With Dragon Boats and the Picnic done, we’re into the August end-run celebrations to get the stragglers. I’m OK with local events relating to area history and ways. The Fisherman’s Picnic was once a summer holiday for the commercial fishermen, and there was, of course, an important historic annual Rendezvous in Grand Portage. I’m not so keen on the Chinese trinkets attached to those celebrations these days, but there’s more hope there than I find in Cajun and jazz tourist events along the shore. Frankly, those things bother me. If in an alternate universe I were interested in Cajun or jazz things, I would not seek those things out where people are not known for doing them. Lake Superior is not Louisiana. It’s not even an easy mistake to make, is it? They don’t look or sound alike, so what’s the connection, other than the anaconda and pig deal? Is Cajun food any more unique than native fry bread? If I fancied lutefisk, I doubt I’d relish it more done Hawaiian or Asian style. Does anyone honestly think people living here practiced the jazz clarinet with chapped lips in wigwams or drafty fish houses in their few spare moments of scrapping out a living? Coming up with attention-getting events based on odd combinations isn’t the best recommendation. True, horseradish ice cream could be OK, but let Ben and Jerry try it first and get back to us. More seriously, I wonder why we dilute our culture with unworthy attractions. I’d feel less troubled if I knew the good citizens of Bangkok held an annual Beargrease Sled Dog Race. What are the odds? I’m thinking the odds are good as for finding a one-legged cat swimming the Pacific.

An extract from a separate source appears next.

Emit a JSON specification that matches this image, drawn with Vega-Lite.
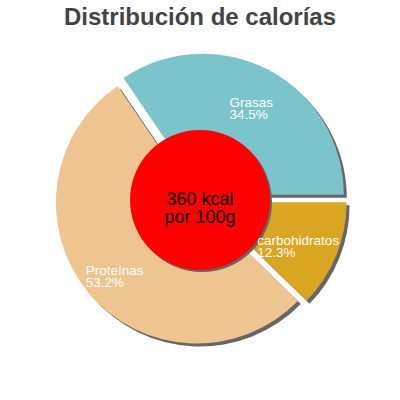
{
  "$schema": "https://vega.github.io/schema/vega-lite/v6.json",
  "width": 400,
  "height": 332,
  "autosize": "none",
  "padding": {"top": 34, "left": 0, "right": 0, "bottom": 0},
  "background": "white",
  "config": {"view": {"stroke": null}},
  "title": {
    "text": "Distribución de calorías",
    "font": "Liberation Sans",
    "fontSize": 24,
    "fontWeight": "bold",
    "color": "#444444",
    "anchor": "middle",
    "frame": "group",
    "offset": 4
  },
  "data": {
    "values": [
      {"nutriente": "carbohidratos", "porcentaje": 12.3, "orden": 1},
      {"nutriente": "Proteínas", "porcentaje": 53.2, "orden": 2},
      {"nutriente": "Grasas", "porcentaje": 34.5, "orden": 3}
    ]
  },
  "transform": [
    {"stack": "porcentaje", "groupby": [], "sort": [{"field": "orden", "order": "ascending"}], "as": ["t0", "t1"]},
    {"calculate": "(datum.t0 + datum.t1) / 2", "as": "tm"},
    {"calculate": "[datum.nutriente, format(datum.porcentaje, '.1f') + '%']", "as": "etiqueta"}
  ],
  "layer": [
    {
      "transform": [{"filter": "datum.nutriente == 'Grasas'"}],
      "mark": {"type": "arc", "outerRadius": 141, "color": "#666666", "xOffset": 5.8, "yOffset": -2.3},
      "encoding": {
        "theta": {"field": "t0", "type": "quantitative", "scale": {"domain": [0, 100], "range": [1.5707963, 7.8539816]}},
        "theta2": {"field": "t1"}
      }
    },
    {
      "transform": [{"filter": "datum.nutriente == 'carbohidratos'"}],
      "mark": {"type": "arc", "outerRadius": 141, "color": "#666666", "xOffset": 8.6, "yOffset": 5.3},
      "encoding": {
        "theta": {"field": "t0", "type": "quantitative"},
        "theta2": {"field": "t1"}
      }
    },
    {
      "transform": [{"filter": "datum.nutriente == 'Proteínas'"}],
      "mark": {"type": "arc", "outerRadius": 141, "color": "#666666", "xOffset": -0.1, "yOffset": 5.6},
      "encoding": {
        "theta": {"field": "t0", "type": "quantitative"},
        "theta2": {"field": "t1"}
      }
    },
    {
      "transform": [{"filter": "datum.nutriente == 'Grasas'"}],
      "mark": {"type": "arc", "outerRadius": 141, "color": "#7BC4CC", "xOffset": 2.8, "yOffset": -5.3},
      "encoding": {
        "theta": {"field": "t0", "type": "quantitative"},
        "theta2": {"field": "t1"}
      }
    },
    {
      "transform": [{"filter": "datum.nutriente == 'carbohidratos'"}],
      "mark": {"type": "arc", "outerRadius": 141, "color": "#DAA520", "xOffset": 5.6, "yOffset": 2.3},
      "encoding": {
        "theta": {"field": "t0", "type": "quantitative"},
        "theta2": {"field": "t1"}
      }
    },
    {
      "transform": [{"filter": "datum.nutriente == 'Proteínas'"}],
      "mark": {"type": "arc", "outerRadius": 141, "color": "#EEC591", "xOffset": -3.1, "yOffset": 2.6},
      "encoding": {
        "theta": {"field": "t0", "type": "quantitative"},
        "theta2": {"field": "t1"}
      }
    },
    {
      "data": {"values": [{"energia": "360 kcal", "referencia": "por 100g"}]},
      "mark": {"type": "arc", "theta": 0, "theta2": 6.2831853, "outerRadius": 70, "color": "#666666", "xOffset": 2, "yOffset": 2},
      "encoding": {}
    },
    {
      "data": {"values": [{"energia": "360 kcal", "referencia": "por 100g"}]},
      "mark": {"type": "arc", "theta": 0, "theta2": 6.2831853, "outerRadius": 70, "color": "#FF0000"},
      "encoding": {}
    },
    {
      "data": {"values": [{"energia": "360 kcal", "referencia": "por 100g"}]},
      "transform": [{"calculate": "[datum.energia, datum.referencia]", "as": "lineas"}],
      "mark": {"type": "text", "font": "Liberation Sans", "fontSize": 18, "lineHeight": 18, "align": "center", "baseline": "middle", "color": "black"},
      "encoding": {"text": {"field": "lineas"}}
    },
    {
      "transform": [{"filter": "datum.nutriente == 'Grasas'"}],
      "mark": {"type": "text", "radius": 104, "xOffset": 2.8, "yOffset": -5.3, "dx": -22, "align": "left", "baseline": "middle", "font": "Liberation Sans", "fontSize": 13.5, "lineHeight": 12, "color": "white"},
      "encoding": {
        "theta": {"field": "tm", "type": "quantitative"},
        "text": {"field": "etiqueta"}
      }
    },
    {
      "transform": [{"filter": "datum.nutriente == 'carbohidratos'"}],
      "mark": {"type": "text", "radius": 104, "xOffset": 5.6, "yOffset": 2.3, "dx": -44.6, "align": "left", "baseline": "middle", "font": "Liberation Sans", "fontSize": 13.5, "lineHeight": 12, "color": "white"},
      "encoding": {
        "theta": {"field": "tm", "type": "quantitative"},
        "text": {"field": "etiqueta"}
      }
    },
    {
      "transform": [{"filter": "datum.nutriente == 'Proteínas'"}],
      "mark": {"type": "text", "radius": 104, "xOffset": -3.1, "yOffset": 2.6, "dx": -31.4, "dy": 1.5, "align": "left", "baseline": "middle", "font": "Liberation Sans", "fontSize": 13.5, "lineHeight": 12, "color": "white"},
      "encoding": {
        "theta": {"field": "tm", "type": "quantitative"},
        "text": {"field": "etiqueta"}
      }
    }
  ]
}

There’s a new wrinkle on the Highway 61 anaconda, too. I don’t know about what’s been done to the west, but east of Grand Marais the highway now has median rumble strips cut into its surface. I’ve tried to figure them out. In some places the rumble overlays double solid yellow lines. That makes sense. Then other places it lays atop the single dashed line or the solid and dashed combos. I’m still thinking about those because the logic could be a lot stronger going one direction than the other. Then there are the great teasers for which I have no clue. Why is there rumble strip for a long and fairly clear stretch of single dashed line where there’s a good shot at passing? Why is this not so along another seemingly identical stretch of road? Hmmm, are these rumble lines geared to telling drivers not to exceed the 55 mph limit? The law says go no faster than the limit, even to pass. We know how practical and respected that limit is. In effect it is a non-pass law aimed to delight those who drive a sedate 54 mph to be safe. Those people will be here in a few weeks in their Buicks to enjoy the colorful autumn colors. They need a festival, too. Maybe we could try Antonio Borgia Days and see what happens.